Colombia to return land to victims of long-running conflicts

By the CNN Wire Staff
STORY HIGHLIGHTS
  • Senate passes Victims' Law and Land Restitution Law Tuesday
  • They provide reparations for victims of the violence in Colombia
  • Millions of hectacres were lost during the armed conflict

(CNN) -- Victims of the violence brought on Colombia for decades will be eligible for repatriations and, in some cases, restitution of land taken from them, thanks to a sweeping pair of laws passed by the Colombian Senate.

The so-called Victims' Law and Land Restitution Law, which languished in the Colombian Congress for years, passed Tuesday night.

President Juan Manuel Santos called the approval of the law "historic."

"I congratulate those who participated in this process," he said.

Between the paramilitaries and the guerrillas, it is estimated that 5 million to 8 million hectares (12 million to close to 20 million acres) were lost in the past 30 years, said Adam Isacson, senior associate at the Washington Office on Latin America.

The FARC, or Revolutionary Armed Forces of Colombia, is a leftist rebel army that claims to work as a bulwark against Colombia's elite ruling class, and has traditionally funded operations with narcotics sales and kidnappings. The FARC has been at war with the Colombian government since the 1960s.

But it is the paramilitaries that surged as a response against the guerrillas, and who also fell into drug trafficking, who are responsible for a majority of the land that was seized, Isacson said.

One of the paramilitary tactics has been to clear the land that the FARC controlled not just of the guerrillas, but of anyone in the area, Isacson said.

The law is designed to get millions of these hectares back in the hands of their original owners, but that could prove difficult.
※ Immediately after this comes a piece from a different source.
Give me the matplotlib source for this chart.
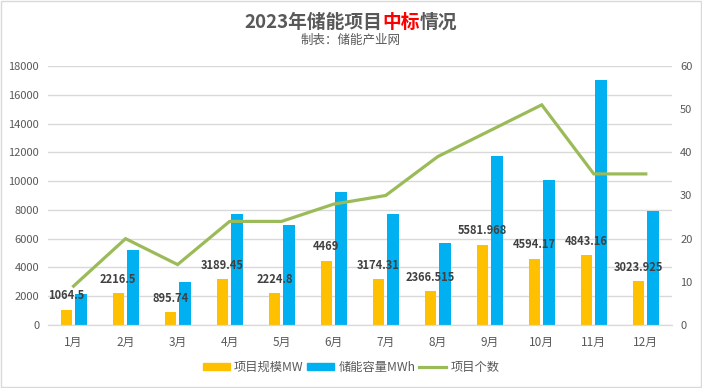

In many cases, the paramilitaries resold the land to powerful landowners or are being held in the names of third parties, Isacson said.

Despite the challenges, Santos campaigned hard for the law. The laws, he said in a speech earlier this year, seek to give Colombians the chance to heal.

According to Caracol Radio, the beneficiaries of the Victims' Law are people who had their human rights violated in the context of the armed conflict, including spouses and immediate family.

The law protects the victims from being discriminated against because of their status as displaced persons or other effects of victimization, Caracol reported.

As for reparations, different types and levels of symbolic and economic handouts are available depending on circumstances and time of the incidents, the radio station said.

The land restitution law will allow displaced persons to file a petition to have their land returned to them.

"Lasting peace in the country -- it has always been said -- will come pass through the settlement of land disputes," said Juan Camilo Restrepo Salazar, the country's agriculture minister. "Today, it has taken a decisive step in this direction that is under no circumstances at odds with the right of property lawfully acquired, nor honest peasant farmers, who are the vast majority in the country."